**GOAL**: Leave out every picture, then transcribe the rest of the listing exactly.

· · · · · · ·

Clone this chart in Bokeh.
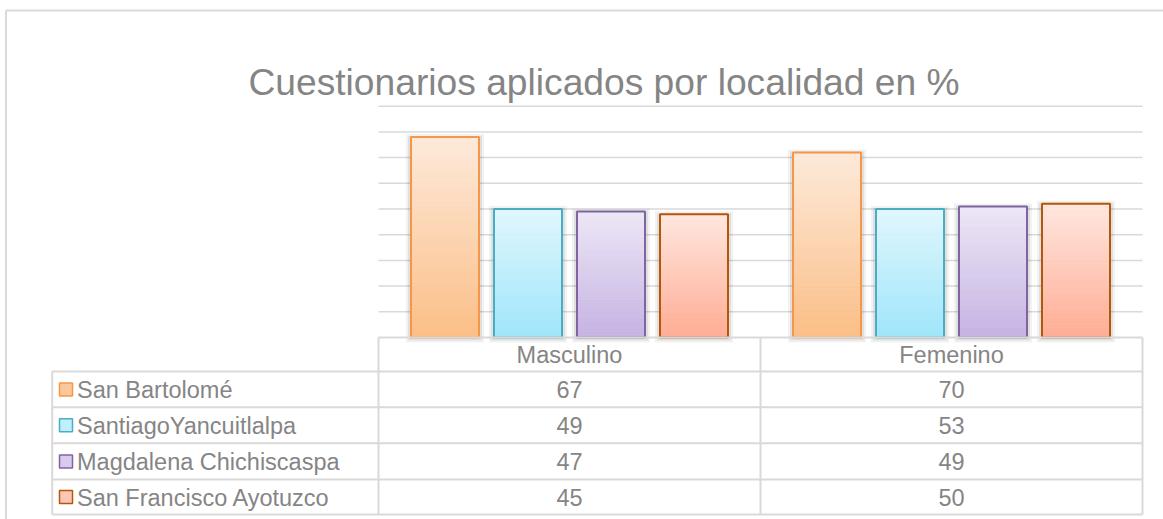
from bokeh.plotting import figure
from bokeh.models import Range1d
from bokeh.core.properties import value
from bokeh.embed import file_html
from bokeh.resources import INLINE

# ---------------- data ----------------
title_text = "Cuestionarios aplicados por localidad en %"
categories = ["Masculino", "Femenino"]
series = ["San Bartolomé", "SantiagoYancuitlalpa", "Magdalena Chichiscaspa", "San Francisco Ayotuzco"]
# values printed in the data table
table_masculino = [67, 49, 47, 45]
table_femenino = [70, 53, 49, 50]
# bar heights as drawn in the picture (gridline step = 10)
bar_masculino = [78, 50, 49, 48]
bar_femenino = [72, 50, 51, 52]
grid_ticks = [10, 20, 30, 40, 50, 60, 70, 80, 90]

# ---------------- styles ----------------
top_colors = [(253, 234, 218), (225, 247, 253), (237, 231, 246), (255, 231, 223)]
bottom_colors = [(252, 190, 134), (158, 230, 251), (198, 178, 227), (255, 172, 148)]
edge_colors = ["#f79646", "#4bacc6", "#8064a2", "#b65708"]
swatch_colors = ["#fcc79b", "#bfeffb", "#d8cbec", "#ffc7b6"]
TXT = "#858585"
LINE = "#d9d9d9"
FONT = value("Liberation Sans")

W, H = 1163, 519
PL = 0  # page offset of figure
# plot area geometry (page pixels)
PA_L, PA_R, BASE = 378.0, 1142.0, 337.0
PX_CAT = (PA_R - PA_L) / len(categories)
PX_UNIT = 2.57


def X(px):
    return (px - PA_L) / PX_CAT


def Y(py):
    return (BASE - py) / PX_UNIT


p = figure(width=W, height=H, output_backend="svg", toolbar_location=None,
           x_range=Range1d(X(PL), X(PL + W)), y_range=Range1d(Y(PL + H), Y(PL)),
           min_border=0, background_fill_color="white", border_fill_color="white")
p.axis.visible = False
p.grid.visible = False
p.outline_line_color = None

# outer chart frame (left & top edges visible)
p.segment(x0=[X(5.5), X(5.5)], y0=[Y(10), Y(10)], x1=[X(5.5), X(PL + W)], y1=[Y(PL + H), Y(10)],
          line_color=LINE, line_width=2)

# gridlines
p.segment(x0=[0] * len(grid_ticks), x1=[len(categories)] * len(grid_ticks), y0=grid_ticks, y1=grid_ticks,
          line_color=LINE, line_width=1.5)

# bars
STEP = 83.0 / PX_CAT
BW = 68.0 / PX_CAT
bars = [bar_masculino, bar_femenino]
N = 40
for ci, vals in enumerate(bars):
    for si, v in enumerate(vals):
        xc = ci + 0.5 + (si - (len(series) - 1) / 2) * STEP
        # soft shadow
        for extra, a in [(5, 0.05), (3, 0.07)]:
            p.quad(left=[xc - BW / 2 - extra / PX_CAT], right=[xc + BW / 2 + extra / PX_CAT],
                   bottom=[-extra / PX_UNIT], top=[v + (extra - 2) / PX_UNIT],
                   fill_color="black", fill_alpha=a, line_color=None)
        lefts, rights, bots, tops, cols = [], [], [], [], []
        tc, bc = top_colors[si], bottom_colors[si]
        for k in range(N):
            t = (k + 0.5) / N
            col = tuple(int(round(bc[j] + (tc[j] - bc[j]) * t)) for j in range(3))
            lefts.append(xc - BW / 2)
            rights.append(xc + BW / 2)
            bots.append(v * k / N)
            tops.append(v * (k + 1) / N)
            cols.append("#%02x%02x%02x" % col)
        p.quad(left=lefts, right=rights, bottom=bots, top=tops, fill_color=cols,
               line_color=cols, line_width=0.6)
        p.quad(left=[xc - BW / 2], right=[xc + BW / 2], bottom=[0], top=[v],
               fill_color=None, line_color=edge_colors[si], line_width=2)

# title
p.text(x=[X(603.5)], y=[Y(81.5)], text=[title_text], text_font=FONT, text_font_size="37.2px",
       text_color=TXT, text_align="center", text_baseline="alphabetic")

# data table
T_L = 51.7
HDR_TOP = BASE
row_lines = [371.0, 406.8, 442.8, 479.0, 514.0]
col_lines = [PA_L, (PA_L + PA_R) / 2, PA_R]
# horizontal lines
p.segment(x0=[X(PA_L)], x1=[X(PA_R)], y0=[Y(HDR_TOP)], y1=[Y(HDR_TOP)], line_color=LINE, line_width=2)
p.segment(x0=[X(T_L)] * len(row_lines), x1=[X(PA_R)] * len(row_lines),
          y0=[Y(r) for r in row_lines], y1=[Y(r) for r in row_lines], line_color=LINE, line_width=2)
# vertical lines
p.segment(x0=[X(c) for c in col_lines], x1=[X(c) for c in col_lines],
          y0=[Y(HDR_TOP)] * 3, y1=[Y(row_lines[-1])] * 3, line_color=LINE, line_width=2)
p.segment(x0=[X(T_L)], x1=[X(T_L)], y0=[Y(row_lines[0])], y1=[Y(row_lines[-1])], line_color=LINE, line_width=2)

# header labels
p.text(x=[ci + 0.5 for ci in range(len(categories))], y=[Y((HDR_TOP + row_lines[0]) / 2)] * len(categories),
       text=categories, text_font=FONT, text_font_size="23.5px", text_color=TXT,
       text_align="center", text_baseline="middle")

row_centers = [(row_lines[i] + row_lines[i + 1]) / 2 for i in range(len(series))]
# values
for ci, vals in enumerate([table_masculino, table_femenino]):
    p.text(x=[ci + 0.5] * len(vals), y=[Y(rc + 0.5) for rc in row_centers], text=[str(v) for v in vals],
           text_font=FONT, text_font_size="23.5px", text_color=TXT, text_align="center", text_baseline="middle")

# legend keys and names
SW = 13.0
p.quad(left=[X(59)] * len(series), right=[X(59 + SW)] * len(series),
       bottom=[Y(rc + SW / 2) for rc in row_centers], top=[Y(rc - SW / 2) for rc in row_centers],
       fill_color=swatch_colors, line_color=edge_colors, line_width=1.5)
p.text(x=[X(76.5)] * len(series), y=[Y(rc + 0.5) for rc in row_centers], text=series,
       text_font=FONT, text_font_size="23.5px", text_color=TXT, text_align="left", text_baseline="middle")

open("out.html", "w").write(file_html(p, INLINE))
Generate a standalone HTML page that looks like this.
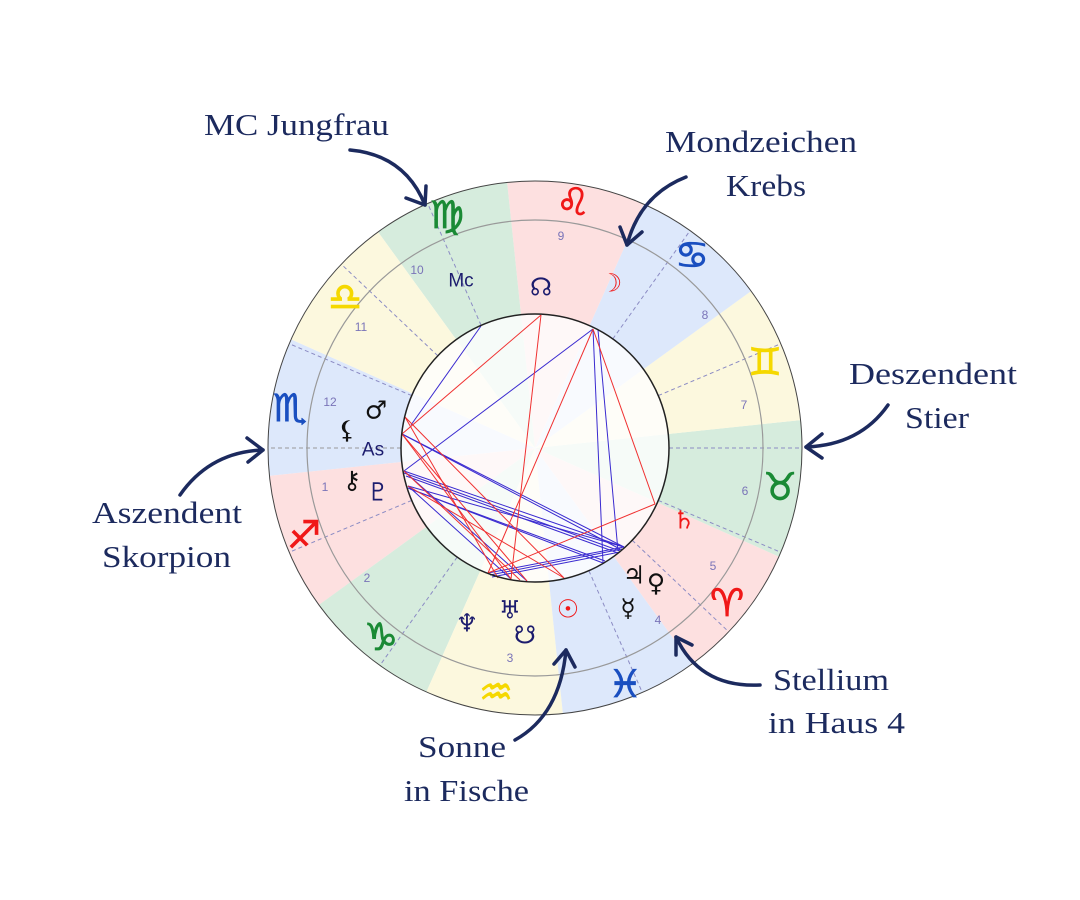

· · · · · · ·

**ANSWER TO THIS PROBLEM**:
Clone this chart in Bokeh.
from bokeh.plotting import figure
from bokeh.models import Range1d
from bokeh.core.properties import value
from bokeh.embed import file_html
from bokeh.resources import INLINE

# ---------------- data ----------------
title_text = "Cuestionarios aplicados por localidad en %"
categories = ["Masculino", "Femenino"]
series = ["San Bartolomé", "SantiagoYancuitlalpa", "Magdalena Chichiscaspa", "San Francisco Ayotuzco"]
# values printed in the data table
table_masculino = [67, 49, 47, 45]
table_femenino = [70, 53, 49, 50]
# bar heights as drawn in the picture (gridline step = 10)
bar_masculino = [78, 50, 49, 48]
bar_femenino = [72, 50, 51, 52]
grid_ticks = [10, 20, 30, 40, 50, 60, 70, 80, 90]

# ---------------- styles ----------------
top_colors = [(253, 234, 218), (225, 247, 253), (237, 231, 246), (255, 231, 223)]
bottom_colors = [(252, 190, 134), (158, 230, 251), (198, 178, 227), (255, 172, 148)]
edge_colors = ["#f79646", "#4bacc6", "#8064a2", "#b65708"]
swatch_colors = ["#fcc79b", "#bfeffb", "#d8cbec", "#ffc7b6"]
TXT = "#858585"
LINE = "#d9d9d9"
FONT = value("Liberation Sans")

W, H = 1163, 519
PL = 0  # page offset of figure
# plot area geometry (page pixels)
PA_L, PA_R, BASE = 378.0, 1142.0, 337.0
PX_CAT = (PA_R - PA_L) / len(categories)
PX_UNIT = 2.57


def X(px):
    return (px - PA_L) / PX_CAT


def Y(py):
    return (BASE - py) / PX_UNIT


p = figure(width=W, height=H, output_backend="svg", toolbar_location=None,
           x_range=Range1d(X(PL), X(PL + W)), y_range=Range1d(Y(PL + H), Y(PL)),
           min_border=0, background_fill_color="white", border_fill_color="white")
p.axis.visible = False
p.grid.visible = False
p.outline_line_color = None

# outer chart frame (left & top edges visible)
p.segment(x0=[X(5.5), X(5.5)], y0=[Y(10), Y(10)], x1=[X(5.5), X(PL + W)], y1=[Y(PL + H), Y(10)],
          line_color=LINE, line_width=2)

# gridlines
p.segment(x0=[0] * len(grid_ticks), x1=[len(categories)] * len(grid_ticks), y0=grid_ticks, y1=grid_ticks,
          line_color=LINE, line_width=1.5)

# bars
STEP = 83.0 / PX_CAT
BW = 68.0 / PX_CAT
bars = [bar_masculino, bar_femenino]
N = 40
for ci, vals in enumerate(bars):
    for si, v in enumerate(vals):
        xc = ci + 0.5 + (si - (len(series) - 1) / 2) * STEP
        # soft shadow
        for extra, a in [(5, 0.05), (3, 0.07)]:
            p.quad(left=[xc - BW / 2 - extra / PX_CAT], right=[xc + BW / 2 + extra / PX_CAT],
                   bottom=[-extra / PX_UNIT], top=[v + (extra - 2) / PX_UNIT],
                   fill_color="black", fill_alpha=a, line_color=None)
        lefts, rights, bots, tops, cols = [], [], [], [], []
        tc, bc = top_colors[si], bottom_colors[si]
        for k in range(N):
            t = (k + 0.5) / N
            col = tuple(int(round(bc[j] + (tc[j] - bc[j]) * t)) for j in range(3))
            lefts.append(xc - BW / 2)
            rights.append(xc + BW / 2)
            bots.append(v * k / N)
            tops.append(v * (k + 1) / N)
            cols.append("#%02x%02x%02x" % col)
        p.quad(left=lefts, right=rights, bottom=bots, top=tops, fill_color=cols,
               line_color=cols, line_width=0.6)
        p.quad(left=[xc - BW / 2], right=[xc + BW / 2], bottom=[0], top=[v],
               fill_color=None, line_color=edge_colors[si], line_width=2)

# title
p.text(x=[X(603.5)], y=[Y(81.5)], text=[title_text], text_font=FONT, text_font_size="37.2px",
       text_color=TXT, text_align="center", text_baseline="alphabetic")

# data table
T_L = 51.7
HDR_TOP = BASE
row_lines = [371.0, 406.8, 442.8, 479.0, 514.0]
col_lines = [PA_L, (PA_L + PA_R) / 2, PA_R]
# horizontal lines
p.segment(x0=[X(PA_L)], x1=[X(PA_R)], y0=[Y(HDR_TOP)], y1=[Y(HDR_TOP)], line_color=LINE, line_width=2)
p.segment(x0=[X(T_L)] * len(row_lines), x1=[X(PA_R)] * len(row_lines),
          y0=[Y(r) for r in row_lines], y1=[Y(r) for r in row_lines], line_color=LINE, line_width=2)
# vertical lines
p.segment(x0=[X(c) for c in col_lines], x1=[X(c) for c in col_lines],
          y0=[Y(HDR_TOP)] * 3, y1=[Y(row_lines[-1])] * 3, line_color=LINE, line_width=2)
p.segment(x0=[X(T_L)], x1=[X(T_L)], y0=[Y(row_lines[0])], y1=[Y(row_lines[-1])], line_color=LINE, line_width=2)

# header labels
p.text(x=[ci + 0.5 for ci in range(len(categories))], y=[Y((HDR_TOP + row_lines[0]) / 2)] * len(categories),
       text=categories, text_font=FONT, text_font_size="23.5px", text_color=TXT,
       text_align="center", text_baseline="middle")

row_centers = [(row_lines[i] + row_lines[i + 1]) / 2 for i in range(len(series))]
# values
for ci, vals in enumerate([table_masculino, table_femenino]):
    p.text(x=[ci + 0.5] * len(vals), y=[Y(rc + 0.5) for rc in row_centers], text=[str(v) for v in vals],
           text_font=FONT, text_font_size="23.5px", text_color=TXT, text_align="center", text_baseline="middle")

# legend keys and names
SW = 13.0
p.quad(left=[X(59)] * len(series), right=[X(59 + SW)] * len(series),
       bottom=[Y(rc + SW / 2) for rc in row_centers], top=[Y(rc - SW / 2) for rc in row_centers],
       fill_color=swatch_colors, line_color=edge_colors, line_width=1.5)
p.text(x=[X(76.5)] * len(series), y=[Y(rc + 0.5) for rc in row_centers], text=series,
       text_font=FONT, text_font_size="23.5px", text_color=TXT, text_align="left", text_baseline="middle")

open("out.html", "w").write(file_html(p, INLINE))
Generate a standalone HTML page that looks like this.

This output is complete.